Locate the string "that" in the records below. Copy every line where it occurs.

**Extracted records:**
- - - -

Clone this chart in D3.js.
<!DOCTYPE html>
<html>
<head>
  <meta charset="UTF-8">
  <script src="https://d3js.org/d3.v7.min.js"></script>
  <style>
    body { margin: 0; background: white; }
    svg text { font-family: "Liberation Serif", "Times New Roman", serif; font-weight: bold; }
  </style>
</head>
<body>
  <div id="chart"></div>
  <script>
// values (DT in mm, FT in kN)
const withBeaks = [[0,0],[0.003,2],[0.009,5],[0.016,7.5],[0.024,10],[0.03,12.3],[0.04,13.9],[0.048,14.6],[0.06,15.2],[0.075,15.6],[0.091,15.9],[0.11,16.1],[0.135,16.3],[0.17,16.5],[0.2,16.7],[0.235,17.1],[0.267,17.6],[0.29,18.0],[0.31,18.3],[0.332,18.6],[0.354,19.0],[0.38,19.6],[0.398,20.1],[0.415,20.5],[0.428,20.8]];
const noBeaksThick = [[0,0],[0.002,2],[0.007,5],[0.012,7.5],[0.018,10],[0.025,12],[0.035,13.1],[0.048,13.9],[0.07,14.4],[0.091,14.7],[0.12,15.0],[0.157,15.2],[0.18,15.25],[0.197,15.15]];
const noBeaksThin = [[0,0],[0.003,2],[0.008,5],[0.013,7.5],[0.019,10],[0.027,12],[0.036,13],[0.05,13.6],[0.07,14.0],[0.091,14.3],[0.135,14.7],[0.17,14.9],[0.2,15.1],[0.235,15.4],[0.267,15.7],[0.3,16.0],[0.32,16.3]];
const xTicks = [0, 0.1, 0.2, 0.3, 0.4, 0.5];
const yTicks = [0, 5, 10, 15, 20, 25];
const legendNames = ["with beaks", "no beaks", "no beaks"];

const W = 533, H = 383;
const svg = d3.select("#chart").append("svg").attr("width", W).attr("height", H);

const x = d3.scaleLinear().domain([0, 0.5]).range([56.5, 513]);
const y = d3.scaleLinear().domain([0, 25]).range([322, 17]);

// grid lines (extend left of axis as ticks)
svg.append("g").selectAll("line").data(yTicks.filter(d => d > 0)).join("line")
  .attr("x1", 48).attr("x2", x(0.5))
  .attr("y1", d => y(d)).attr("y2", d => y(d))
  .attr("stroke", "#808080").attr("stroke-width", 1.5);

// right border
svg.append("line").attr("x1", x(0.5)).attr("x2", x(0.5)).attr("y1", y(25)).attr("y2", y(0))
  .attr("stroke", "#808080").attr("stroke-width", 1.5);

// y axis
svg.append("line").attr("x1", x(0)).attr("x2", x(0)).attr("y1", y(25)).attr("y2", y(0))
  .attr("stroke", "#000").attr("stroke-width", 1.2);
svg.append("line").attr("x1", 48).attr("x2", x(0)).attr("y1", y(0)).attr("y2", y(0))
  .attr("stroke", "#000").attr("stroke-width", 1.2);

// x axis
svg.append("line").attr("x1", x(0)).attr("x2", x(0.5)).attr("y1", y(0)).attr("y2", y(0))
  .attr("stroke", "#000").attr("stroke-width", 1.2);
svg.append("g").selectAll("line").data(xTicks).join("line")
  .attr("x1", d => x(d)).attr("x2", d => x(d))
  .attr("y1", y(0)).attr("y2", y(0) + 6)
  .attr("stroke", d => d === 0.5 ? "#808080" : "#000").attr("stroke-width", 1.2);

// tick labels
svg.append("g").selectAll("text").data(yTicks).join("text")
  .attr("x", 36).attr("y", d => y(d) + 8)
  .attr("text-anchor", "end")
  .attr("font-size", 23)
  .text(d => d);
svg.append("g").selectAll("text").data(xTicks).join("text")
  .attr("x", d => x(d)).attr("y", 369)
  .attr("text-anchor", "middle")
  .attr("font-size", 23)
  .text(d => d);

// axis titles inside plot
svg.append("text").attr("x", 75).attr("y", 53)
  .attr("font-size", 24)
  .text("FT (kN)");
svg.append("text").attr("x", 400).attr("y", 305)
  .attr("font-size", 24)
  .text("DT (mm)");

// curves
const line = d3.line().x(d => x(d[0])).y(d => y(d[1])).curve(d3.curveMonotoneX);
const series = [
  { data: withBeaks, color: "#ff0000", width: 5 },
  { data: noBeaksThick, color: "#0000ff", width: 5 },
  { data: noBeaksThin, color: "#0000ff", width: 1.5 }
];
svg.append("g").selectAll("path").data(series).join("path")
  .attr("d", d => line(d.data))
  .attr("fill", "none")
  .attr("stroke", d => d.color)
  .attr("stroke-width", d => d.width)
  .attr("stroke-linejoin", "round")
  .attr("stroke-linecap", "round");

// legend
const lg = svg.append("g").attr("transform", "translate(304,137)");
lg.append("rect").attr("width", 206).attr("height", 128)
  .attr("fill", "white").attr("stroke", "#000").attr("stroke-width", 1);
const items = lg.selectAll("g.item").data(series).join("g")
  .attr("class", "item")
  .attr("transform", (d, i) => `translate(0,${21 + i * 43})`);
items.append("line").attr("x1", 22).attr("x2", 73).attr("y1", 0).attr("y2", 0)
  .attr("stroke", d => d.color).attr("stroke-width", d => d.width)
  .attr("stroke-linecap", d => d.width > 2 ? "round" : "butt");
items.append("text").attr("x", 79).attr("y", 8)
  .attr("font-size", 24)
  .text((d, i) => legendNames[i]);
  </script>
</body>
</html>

- - - -

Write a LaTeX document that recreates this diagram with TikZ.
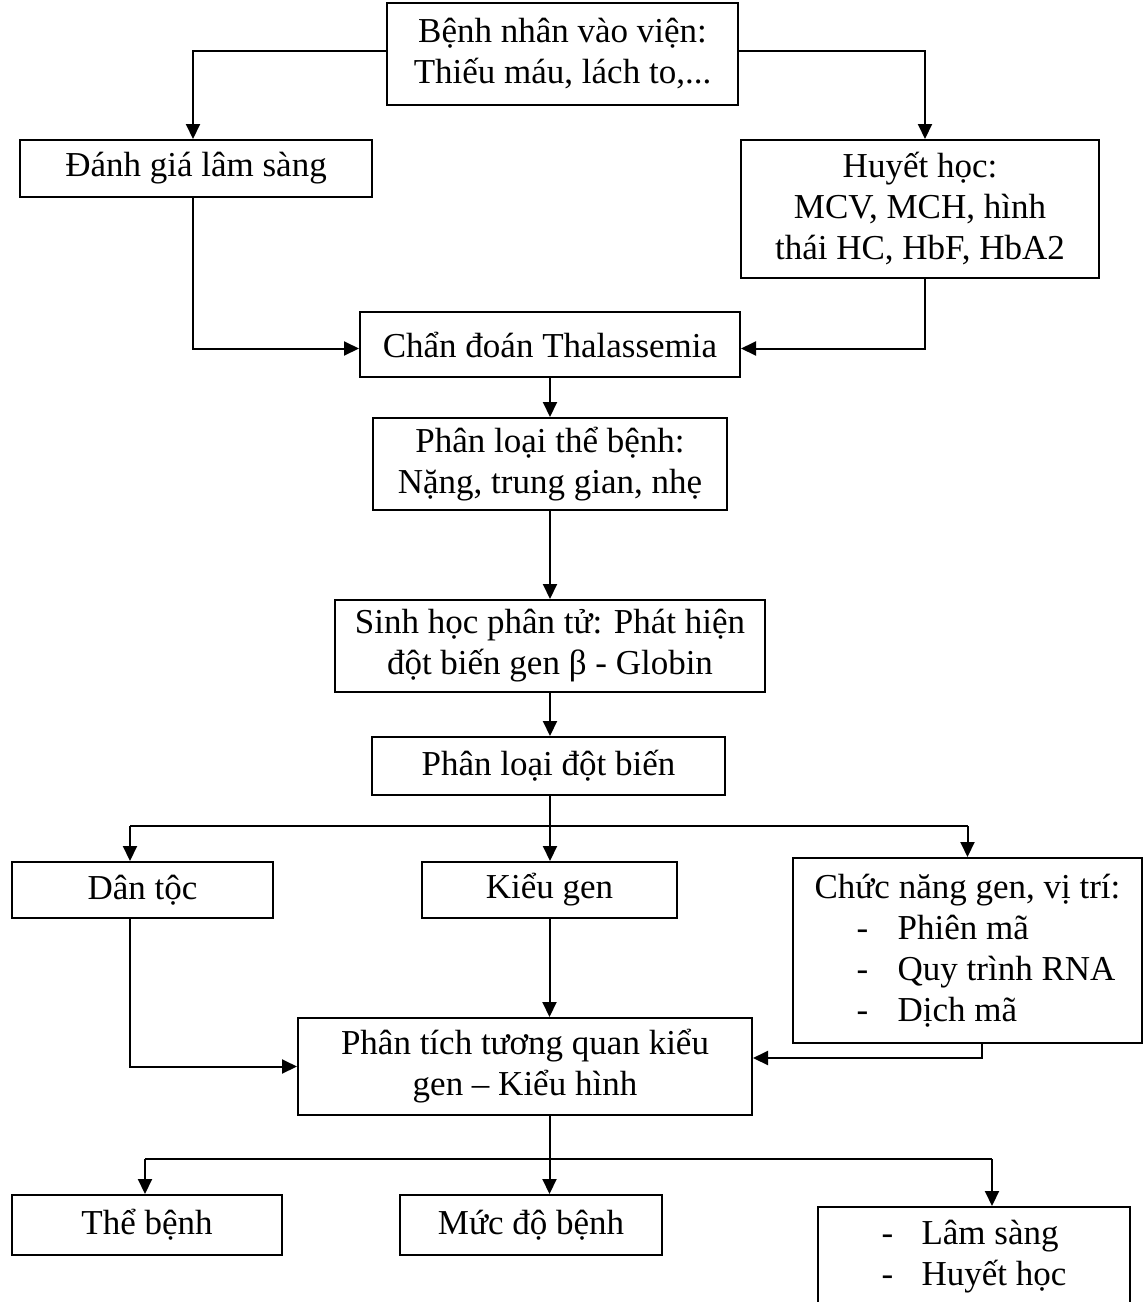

- - - -

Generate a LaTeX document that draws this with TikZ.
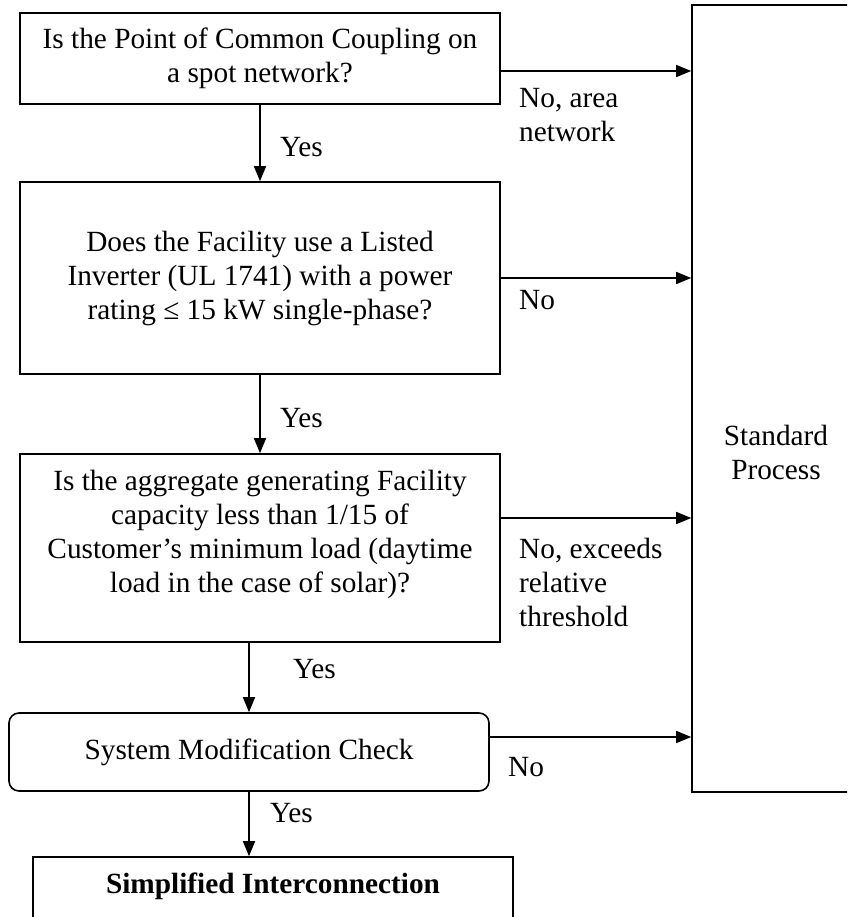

- - - -

**Problem solution:**
Write a LaTeX document that recreates this diagram with TikZ.
Generate a LaTeX document that draws this with TikZ.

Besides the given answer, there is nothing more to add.